4 min read

Jason Brien.

The Big Five Model or 5 factor model is the most commonly accepted personality theory within psychology today. The theory states that personality can be boiled down to five core factors - Openness, conscientiousness, Extraversion, agreeableness and neuroticism. The easiest way to remember the 5 traits is through the acronyms CANOE or OCEAN.

Openness: Openness to experience refers to the openness of one’s mind. The flexibility and fluidity of one’s thoughts and ideas. People who are high on the trait of Openness are often imaginative, unconventional and creative and they have a strong interest in abstract thoughts and ideas. These people are often referred to as ‘visionary’. People low on Openness however are rigid and concrete thinkers. They are often unimaginative and their thoughts and ideas often follow very predictable paths. Low openness people will also dislike change and will prefer that which is routine and traditional.

Conscientiousness: This trait refers to one’s tendency to be reliable, hardworking, organised and diligent. People high in conscientiousness always strive to do their best no matter what the task. They will often be organised and always on time and will rarely if ever leave a task incomplete. People low in Conscientiousness may be perceived as ‘lazy’ and ‘disorganised’. People low in Conscientiousness will not be bothered by a task that’s not completed. They may borrow things and misplace them. Their house or workspace will often be disorganised and messy.

Extraversion: Extraversion can refer to one’s degree of sociability, excitability, expressiveness and ‘presence’. People high in Extraversion are social and outgoing. Social interactions make them feel refreshed, replenished and alive. People who are low in Extraversion are considered ‘Introverts’. These people are exhausted by social interactions. They are often quiet and are less likely to make their presence known. People low in Extraversion prefer solidarity but are not necessarily lonely.

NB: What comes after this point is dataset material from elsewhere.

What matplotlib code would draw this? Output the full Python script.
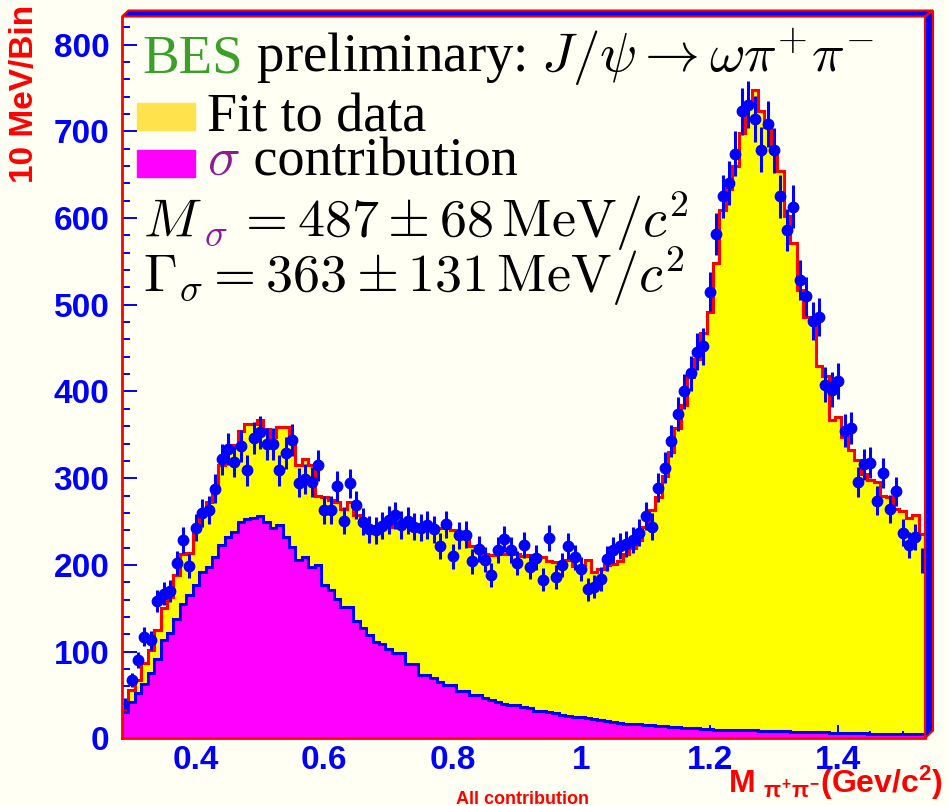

Agreeableness: This trait refers to attributes such as trust, kindness, altruism and other ‘pro-social’ behaviours. People high in agreeableness often have stable relationships with others. They can easily make and keep friends. They are not often involved in conflict or drama and they have great empathy and concern for the well-being of others. People low in agreeableness will often be in constant conflict with others. They may manipulate and belittle others and will see no point in ‘getting along’ or being part of a team.

Neuroticism: Neuroticism is characterized by sadness, moodiness and emotional instability. People high in neuroticism are easily upset and stressed. They often experience dramatic shifts in mood and have very, very low resiliency. Once they are down they stay down and they find it extremely difficult to bounce back. People low in neuroticism however are resilient and emotionally stable. They respond well to stress and adversity and they rarely feel sad or depressed.

Whilst the Big 5 personality theory is the most commonly accepted theory within psychology, it is not without its valid criticisms. The biggest criticism is that the model does not transfer adequately across cultures. Neuroticism and conscientiousness for example can differ greatly between Western and Eastern cultures. Some cultural alternatives to the Big 5 model such as the ‘Chinese Personality Assessment Inventory’ or the ‘Filipino Personality Scales’ have greater predictive value than the Big 5.

It is always important therefore to view all theories and models within psychology as simply frameworks in which to view and describe human behaviour. Whilst no one framework is 100% accurate, each framework in isolation and together can help us to understand multiple aspects of human behaviour. Afterall, relying solely on one psychological theory or framework and rejecting all others would make you low in openness and the stress with not being able to understand others properly would probably also make you high in neuroticism and low in agreeableness.